A propósito, a relação entre pai, filho e bebidas alcoólicas me lembra a historinha de Mahatma Gandi. Uma mãe procurou Gandi para ele dissesse ao filho dela que comer açúcar era prejudicial à saúde. Gandi pediu à senhora que voltasse na semana seguinte. Na semana seguinte, Gandi disse ao garoto que comer açúcar era prejudicial. “Por que, Mestre, o Senhor não disse isso para o meu filho na semana passada”, perguntou a mãe. Gandi respondeu: “Porque até a semana passada, eu comia açúcar”.

Chega. Vamos à boa notícia. Parte do texto seguinte é uma transcrição parcial e adaptada da reportagem “Rebeldes com causa” publicada na Revista O Globo de 03.05.09.

[...] A tribo dos straigh-edges vai se proliferando pela cidade, com a filosofia de se divertir sempre, mas alienar-se jamais. São jovens que se cansaram dos excessos e assumiram uma postura mais sóbria, mas não menos radical. Eles têm no máximo 30 anos, muitos são vegetarianos, acham que sexo deve ser feito por amor, apóiam causas ecologicamente corretas (como ser contra rodeios e qualquer outra crueldade com animais), não bebem, não fumam, não usam drogas – se não se divertem menos por isso. Eles usam o tempo juntos para pôr em prática o que pregam. Tradicionalmente, a opção pela abstinência alcoólica está marcada no corpo de uma um: a letra X riscada na mão significa que o straight-edge optou por esse estilo de vida. Eles alegam que o consumo de bebida e as drogas anestesiam os indivíduos e que é preciso estar sóbrio para mudar a sociedade.

Deixem-me fazer um aparte. Esse foi o principal motivo de eu ter parado de tomar meus “fogaréus”; não para mudar a sociedade, mas para mudar a mim mesmo, pois, se eu acredito nas palavras de Jesus – não em tudo que está escrito no Novo Testamento –, não fazia sentido perder mais tempo, pois Ele disse: “Se não nos transformarmos NUNCA entraremos no Reino do Céu”. E ninguém se transforma anestesiado pela bebida, pelo trabalho, pela religião ou pelo falatório das conversas. A pessoa somente se transforma quando está acordada e consciente de si mesmo.

Continuando com o texto. Os straigh-edges são pessoas antenadas com o que há de mais novo no planeta. São jovens com atitudes nada egoístas. A única forma de violência deles é a sonora. O som é rasgado, gritado, com letras contra o sistema – seja lá qual for. Atitudes agressivas somente no palco.

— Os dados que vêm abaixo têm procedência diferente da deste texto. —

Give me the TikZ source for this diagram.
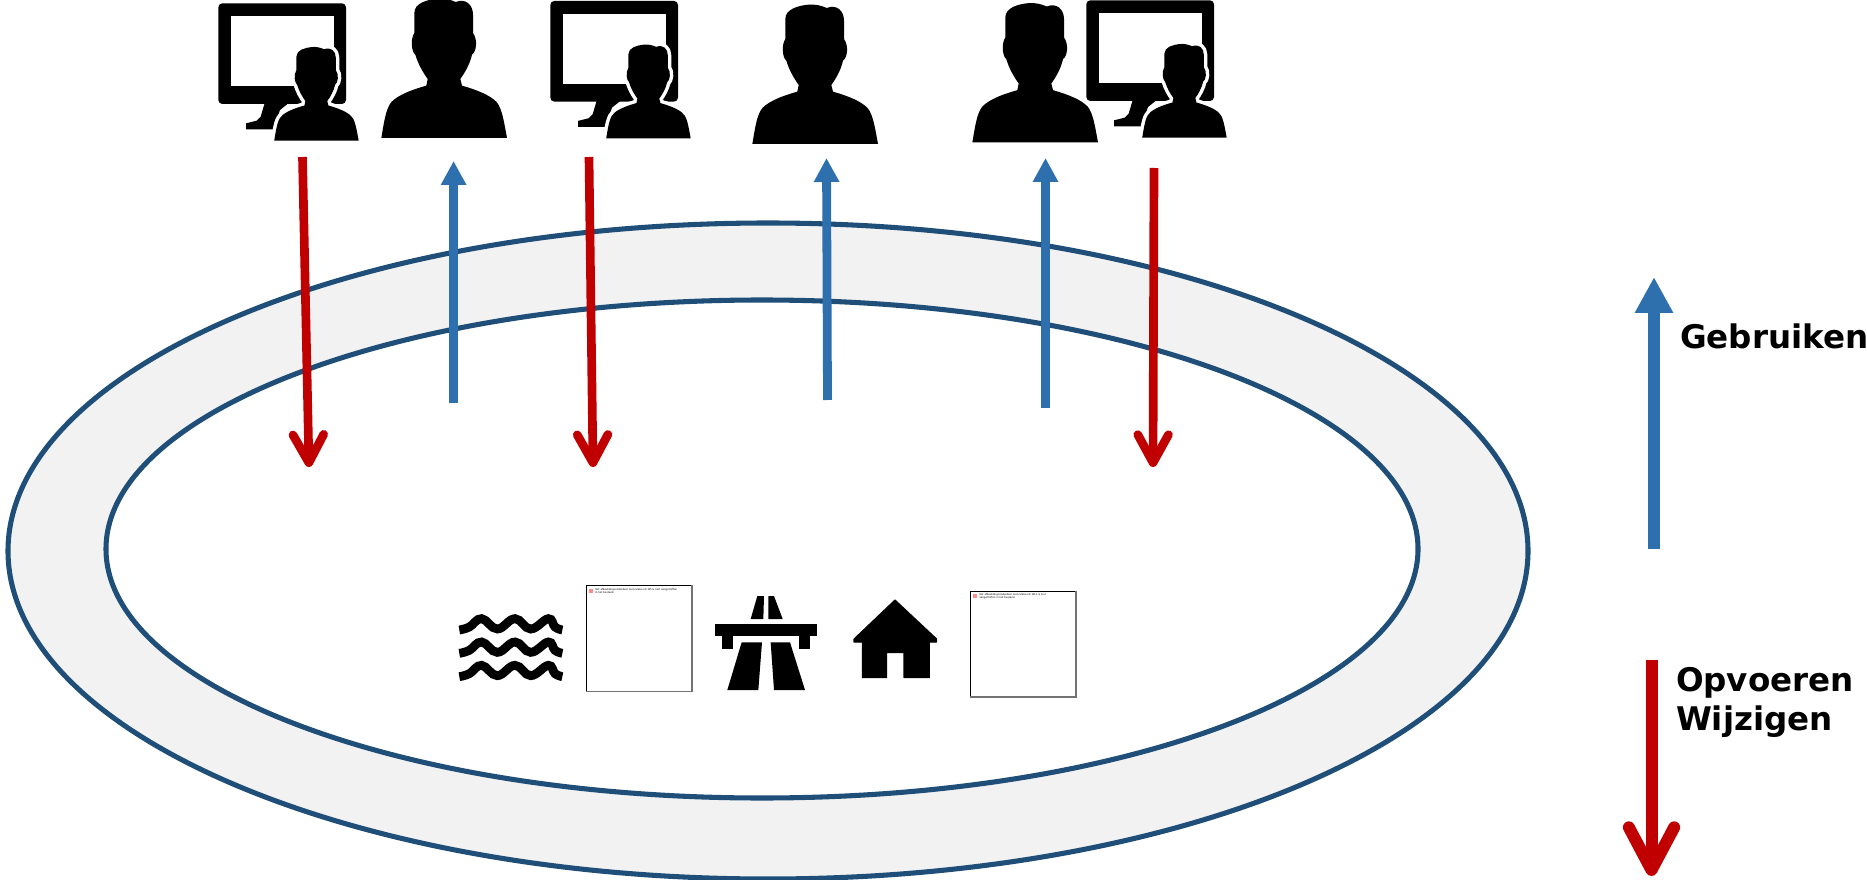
\documentclass[tikz,border=0pt]{standalone}
\usepackage{fontspec}
\setmainfont{DejaVu Sans}
\usetikzlibrary{arrows.meta}
\definecolor{rd}{HTML}{C00000}
\definecolor{bl}{HTML}{2E6FAE}
\definecolor{ringline}{HTML}{1F4E79}
\definecolor{ringfill}{HTML}{F2F2F2}
\newcommand{\personplot}{(-188,0) .. controls (-178,-60) and (-172,-100) .. (-150,-115) .. controls (-125,-135) and (-85,-148) .. (-53,-157) -- (-49,-177) .. controls (-62,-195) and (-78,-222) .. (-86,-250) .. controls (-97,-258) and (-102,-295) .. (-89,-315) -- (-89,-375) .. controls (-89,-405) and (-50,-415) .. (-20,-418) .. controls (0,-420) and (20,-415) .. (35,-408) .. controls (65,-420) and (87,-400) .. (87,-370) -- (87,-315) .. controls (102,-295) and (97,-258) .. (84,-250) .. controls (78,-222) and (62,-195) .. (49,-177) -- (54,-157) .. controls (85,-148) and (125,-135) .. (150,-115) .. controls (172,-100) and (178,-60) .. (189,0) -- cycle}
\newcommand{\bigperson}[2]{\begin{scope}[shift={(#1,#2)},x=.25pt,y=-.25pt]\fill[black] \personplot;\end{scope}}
\newcommand{\operatoricon}[2]{%
\begin{scope}[shift={(#1,#2)},x=.25pt,y=-.25pt]
 \fill[black,rounded corners=3pt] (55,10) rectangle (438,312);
 \fill[white] (92,48) rectangle (402,258);
 \fill[black] (195,306) -- (270,306) -- (240,330) -- (220,388) -- (138,388) -- (138,370) -- (170,362) -- (182,350) -- cycle;
 \begin{scope}[shift={(349,422)},x=.168pt,y=-.168pt]
  \draw[white,line width=5.2pt,line join=round] \personplot;
  \fill[black] \personplot;
 \end{scope}
 \fill[white] (200,423) rectangle (500,445);
\end{scope}}
\tikzset{
 redarrow/.style={draw=rd,line width=6.5pt,-{Straight Barb[length=21pt,width=23pt,line width=6.5pt,round]}},
 bluearrow/.style={draw=bl,line width=6.6pt,-{Triangle[length=18pt,width=18pt]}},
 bigred/.style={draw=rd,line width=9pt,-{Straight Barb[length=32pt,width=34pt,line width=9pt,round]}},
 bigblue/.style={draw=bl,line width=9pt,-{Triangle[length=27pt,width=27pt]}},
 ring/.style={draw=ringline,line width=3.8pt},
 legend/.style={font=\bfseries\fontsize{24.4pt}{26pt}\selectfont,anchor=base west,inner sep=0pt,outer sep=0pt},
 missing/.style={draw=black,line width=.8pt,fill=white},
 missingedge/.style={draw=black!55,line width=1.1pt},
 tiny/.style={font=\fontsize{1.9pt}{2.6pt}\selectfont,anchor=north west,inner sep=0pt,align=left}
}
\begin{document}
\begin{tikzpicture}[x=.75pt,y=-.75pt]
\useasboundingbox (0,0) rectangle (1867,880);
\begin{scope}
\clip (0,0) rectangle (1867,880);
\draw[ring,fill=ringfill] (768,551) ellipse [x radius=760,y radius=328];
\draw[ring,fill=white] (762,549) ellipse [x radius=656,y radius=249];
\end{scope}
% users
\operatoricon{200}{0}
\bigperson{444}{138}
\operatoricon{532}{-2.4}
\bigperson{815}{144}
\bigperson{1035}{142.5}
\operatoricon{1068}{-3}
% water
\begin{scope}[shift={(440,570)},x=.25pt,y=-.25pt]
\foreach \dy in {0,70,140}{
 \draw[black,line width=6.6pt,shift={(0,\dy)}] plot[smooth,tension=.7] coordinates {(58,180) (88,171) (125,146) (172,177) (225,146) (272,177) (325,146) (345,171) (367,180)};
}
\end{scope}
% missing image 1
\node[missing,minimum width=79pt,minimum height=79pt,inner sep=0pt] (imgA) at (639,638.5) {};
\draw[missingedge] (imgA.north east) -- (imgA.south east) -- (imgA.south west);
\node[tiny] (txtA) at (595,588) {Het afbeeldingsonderdeel met relatie-id rId5 is niet aangetroffen\\in het bestand.};
\fill[red!45] (588.5,588.5) rectangle +(4.5,4.5);
% highway
\begin{scope}[shift={(700,570)},x=.25pt,y=-.25pt]
\fill (152,147) -- (172,78) -- (192,78) -- (190,147) -- cycle;
\fill (205,147) -- (205,78) -- (222,78) -- (248,147) -- cycle;
\fill (46,162) rectangle (350,197);
\fill (67,197) rectangle (100,237);
\fill (296,197) rectangle (330,237);
\fill (82,360) -- (125,217) -- (186,217) -- (175,360) -- cycle;
\fill (222,360) -- (212,217) -- (270,217) -- (315,360) -- cycle;
% house
\filldraw[line width=.8pt,line join=round] (462,207) -- (585,90) -- (710,207) -- (710,216) -- (688,216) -- (688,323) -- (612,323) -- (612,248) -- (560,248) -- (560,323) -- (487,323) -- (487,216) -- (462,216) -- cycle;
\end{scope}
% missing image 2
\node[missing,minimum width=79pt,minimum height=79pt,inner sep=0pt] (imgB) at (1023,644) {};
\draw[missingedge] (imgB.north east) -- (imgB.south east) -- (imgB.south west);
\node[tiny] (txtB) at (979,593) {Het afbeeldingsonderdeel met relatie-id rId11 is niet\\aangetroffen in het bestand.};
\fill[red!45] (972.5,593.5) rectangle +(4.5,4.5);
% connectors
\coordinate (r1a) at (302.5,157); \coordinate (r1b) at (309,467);
\coordinate (r2a) at (589,157);   \coordinate (r2b) at (593,467);
\coordinate (r3a) at (1154,168);  \coordinate (r3b) at (1153,467);
\coordinate (b1a) at (453.6,403.5); \coordinate (b1b) at (453.6,161);
\coordinate (b2a) at (827.5,400);  \coordinate (b2b) at (826.5,158);
\coordinate (b3a) at (1045.5,408.5); \coordinate (b3b) at (1045.5,158);
\draw[redarrow] (r1a) -- (r1b);
\draw[redarrow] (r2a) -- (r2b);
\draw[redarrow] (r3a) -- (r3b);
\draw[bluearrow] (b1a) -- (b1b);
\draw[bluearrow] (b2a) -- (b2b);
\draw[bluearrow] (b3a) -- (b3b);
% legend
\coordinate (lba) at (1654,549); \coordinate (lbb) at (1654,277);
\coordinate (lra) at (1651.5,660); \coordinate (lrb) at (1651.5,876);
\draw[bigblue] (lba) -- (lbb);
\draw[bigred] (lra) -- (lrb);
\node[legend] (gebruiken) at (1680,349) {Gebruiken};
\node[legend] (opvoeren) at (1676,691) {Opvoeren};
\node[legend] (wijzigen) at (1676,730) {Wijzigen};
\end{tikzpicture}
\end{document}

Estou torcendo para que a filosofia de vida dos straigh-edges – se realmente ela é o que a reportagem está dando a entender – seja assimilada e aperfeiçoada por outros jovens, divulgada pela mídia e estudada por nossas universidades. Entretanto, o mundo está tão confuso que não posso deixar de me perguntar: “Será que estamos preparados para aceitar nossos filhos como straigh-edges?” Visualize a festa de aniversário de seu filho cheia de straigh-edges. Como você se sentiria no meio deles, sendo o único com sua latinha de cerveja na mão?

Pensando bem, talvez esse negócio de meu filho se tornar um straigh-edge – isto é, ser vegetariano, não beber, não fumar, não drogar, querer mudar a sociedade, etc. – seja coisa de maluco, e isso pode acabar complicando minhas cervejinhas. Complicando até minha própria vida, pois não tenho freqüentado à igreja ultimamente, e a mãe dele – como aquela mulher da novela das seis – acredita cegamente que Deus castiga.